Some services include quality toggles tied to data usage. If a platform offers “Auto” and “High,” pick the higher profile on fast connections. Netflix describes these options in its account help pages; setting the profile to a higher data tier helps the app request the best quality your link can hold.

FAQs You Might Be Thinking About (Answered Inline)

Does A Gigabit Port Matter When My Plan Is 100 Mbps?

Yes, because link consistency is the main benefit. Even on a 100 Mbps plan, a clean wired path keeps buffering at bay when everyone else in the home starts using Wi-Fi.

Will Powerline Adapters Work?

They can, but results vary by wiring age and electrical noise. If you use them, pick AV2-class units rated for 1000 Mbps or better and keep both adapters on the same electrical phase when possible.

Should I Upgrade The Router Or Run A Cable?

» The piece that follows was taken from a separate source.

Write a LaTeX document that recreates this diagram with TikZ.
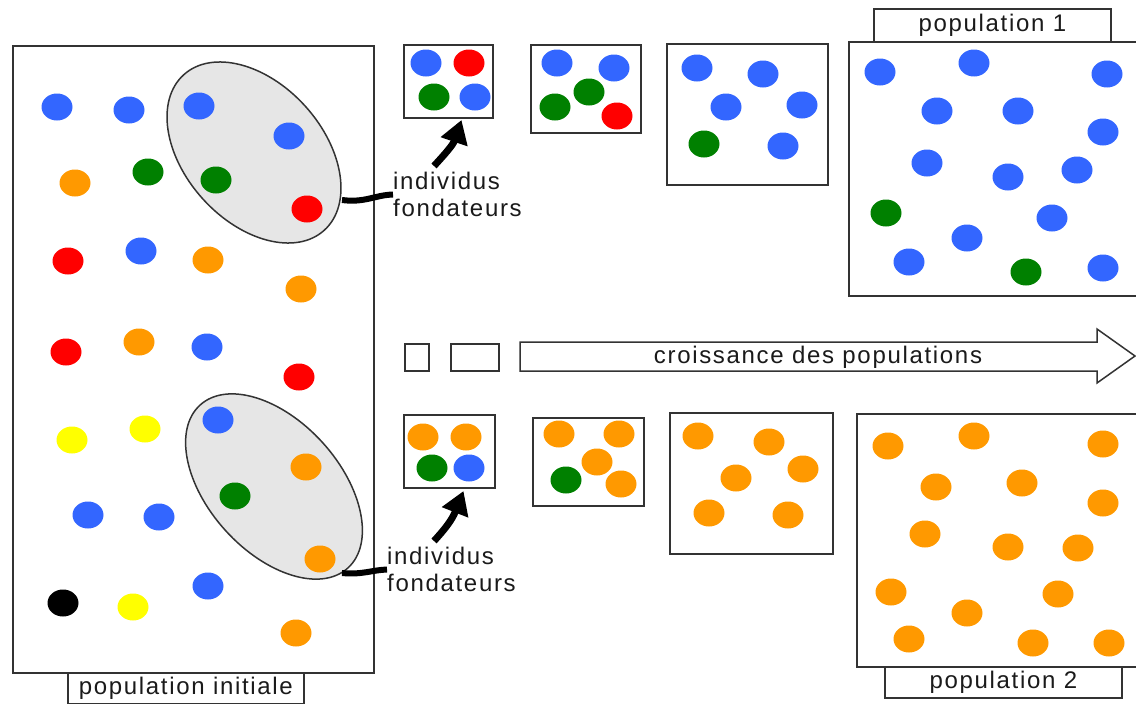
\documentclass[tikz,border=0pt]{standalone}
\usepackage{fontspec}
\setmainfont{Liberation Sans}[LetterSpace=7]
\usetikzlibrary{shapes.geometric,arrows.meta}
\definecolor{cblue}{HTML}{3366FF}
\definecolor{cred}{HTML}{FF0000}
\definecolor{cgreen}{HTML}{008000}
\definecolor{corange}{HTML}{FF9900}
\definecolor{cyellow}{HTML}{FFFF00}
\definecolor{cblack}{HTML}{000000}
\definecolor{linegray}{HTML}{333333}
\definecolor{ellfill}{HTML}{E6E6E6}
\definecolor{txt}{HTML}{1A1A1A}
\newcommand{\pdots}[2]{\foreach \p in {#2} \fill[#1] \p ellipse [x radius=15.5, y radius=13.5];}
\begin{document}
\begin{tikzpicture}[x=1pt,y=-1pt,
  box/.style={draw=linegray, line width=2pt, inner sep=0pt, anchor=north west},
  labelbox/.style={draw=linegray, line width=1.8pt, fill=white, inner sep=0pt, anchor=north west, text=txt, font=\fontsize{24}{27}\selectfont},
  grp/.style={draw=linegray, fill=ellfill, line width=1.5pt, ellipse, inner sep=0pt},
  lbl/.style={anchor=north west, align=left, inner sep=0pt, text=txt, font=\fontsize{24}{27}\selectfont},
  link/.style={line width=6pt, draw=black},
  pointer/.style={line width=7pt, draw=black, -{Triangle[width=27pt,length=23pt]}},
  hollow/.style={draw=linegray, line width=1.5pt, fill=white}
]
\useasboundingbox (0,0) rectangle (1136,704);
\clip (0,0) rectangle (1136,704);

% main boxes
\node[box, minimum width=361pt, minimum height=627pt] (initbox) at (12,45) {};
\node[box, minimum width=89pt, minimum height=73pt] (tb1) at (403,44) {};
\node[box, minimum width=110pt, minimum height=88pt] (tb2) at (530,44) {};
\node[box, minimum width=161pt, minimum height=141pt] (tb3) at (666,43) {};
\node[box, minimum width=300pt, minimum height=254pt] (pop1) at (848,41) {};
\node[box, minimum width=91pt, minimum height=73pt] (bb1) at (403,414) {};
\node[box, minimum width=111pt, minimum height=88pt] (bb2) at (532,417) {};
\node[box, minimum width=163pt, minimum height=141pt] (bb3) at (669,412) {};
\node[box, minimum width=300pt, minimum height=253pt] (pop2) at (856,413) {};
\node[box, minimum width=24pt, minimum height=27pt] (sq) at (404,343) {};
\node[box, minimum width=48pt, minimum height=27pt] (rc) at (450,343) {};

% labels
\node[labelbox, minimum width=237pt, minimum height=33pt] (lab1) at (873,8) {population 1};
\node[labelbox, minimum width=237pt, minimum height=31pt] (lab2) at (884,666) {population 2};
\node[labelbox, minimum width=236pt, minimum height=31pt] (lab0) at (67,672) {population initiale};

% founder groups
\node[grp, minimum width=209.6pt, minimum height=138.2pt, rotate=-47.9] (e1) at (254,152.5) {};
\node[grp, minimum width=220pt, minimum height=131pt, rotate=-47.8] (e2) at (274,486.5) {};

% initial population
\pdots{cblue}{(57,107),(129,110),(199,106),(289,136),(141,251),(207,347),(218,420),(88,515),(159,517),(208,586)}
\pdots{corange}{(75,183),(208,260),(301,289),(139,342),(306,467),(320,559),(296,633)}
\pdots{cgreen}{(148,172),(216,180),(235,496)}
\pdots{cred}{(307,209),(68,261),(66,352),(299,377)}
\pdots{cyellow}{(72,440),(145,429),(133,607)}
\pdots{cblack}{(63,603)}
% top series
\pdots{cblue}{(426,63),(475,97),(557,63),(614,68),(697,68),(763,74),(726,107),(802,105),(783,146)}
\pdots{cred}{(469,63),(617,116)}
\pdots{cgreen}{(434,97),(589,92),(555,107),(704,144)}
\pdots{cblue}{(880,72),(974,63),(1107,74),(937,111),(1018,111),(1103,132),(927,163),(1008,177),(1077,170),(1052,218),(967,238),(909,262),(1103,268)}
\pdots{cgreen}{(886,213),(1026,272)}
% bottom series
\pdots{corange}{(423,437),(466,437),(559,434),(619,434),(597,462),(621,484),(698,436),(769,442),(736,478),(803,469),(709,513),(788,515)}
\pdots{cgreen}{(432,468),(566,480)}
\pdots{cblue}{(469,468)}
\pdots{corange}{(888,446),(974,436),(1103,444),(936,487),(1022,483),(1103,503),(925,534),(1008,547),(1078,548),(891,592),(1058,594),(967,613),(909,639),(1033,643),(1109,643)}

% founder labels and pointers
\node[lbl] (t1) at (393,172) {individus\\fondateurs};
\node[lbl] (t2) at (387,547) {individus\\fondateurs};
\coordinate (c1) at (342,200);
\coordinate (c2) at (342,573);
\coordinate (a1) at (434,166);
\coordinate (a2) at (434,541);
\draw[link] (c1) .. controls (365,203) and (375,195) .. (t1.west);
\draw[link] (c2) .. controls (362,575) and (372,570) .. (t2.west);
\draw[pointer] (a1) .. controls (445,154) and (453,145) .. ([xshift=13pt,yshift=-1pt]tb1.south);
\draw[pointer] (a2) .. controls (445,529) and (452,520) .. ([xshift=14pt,yshift=-2pt]bb1.south);

% growth arrow
\draw[hollow] (520,342) -- (1097,342) -- (1097,329) -- (1135,356) -- (1097,383) -- (1097,371) -- (520,371) -- cycle;
\node[text=txt, font=\fontsize{24}{27}\selectfont, inner sep=0pt] (grow) at (818,357) {croissance des populations};
\end{tikzpicture}
\end{document}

If your router is older than Wi-Fi 5 and sits far from the living room, the cable will give quicker results. If you already own a recent Wi-Fi 6 router and place it well, you may not need a wire unless the household gets crowded in the evenings.

Final Take: When To Go Wired

Apple’s current boxes carry quick radios, and many homes stream smoothly over Wi-Fi. A wired link still wins in rooms with weak signal, crowded apartments, multi-person households at prime time, and any setup where live sports or fast seeking matters. If your trim includes an RJ-45 jack, use it. If not, aim for strong 5 GHz signal, thoughtful router placement, and mesh with Ethernet backhaul where needed. You’ll get the same end goal either way: steady, high-quality playback without the spinning wheel.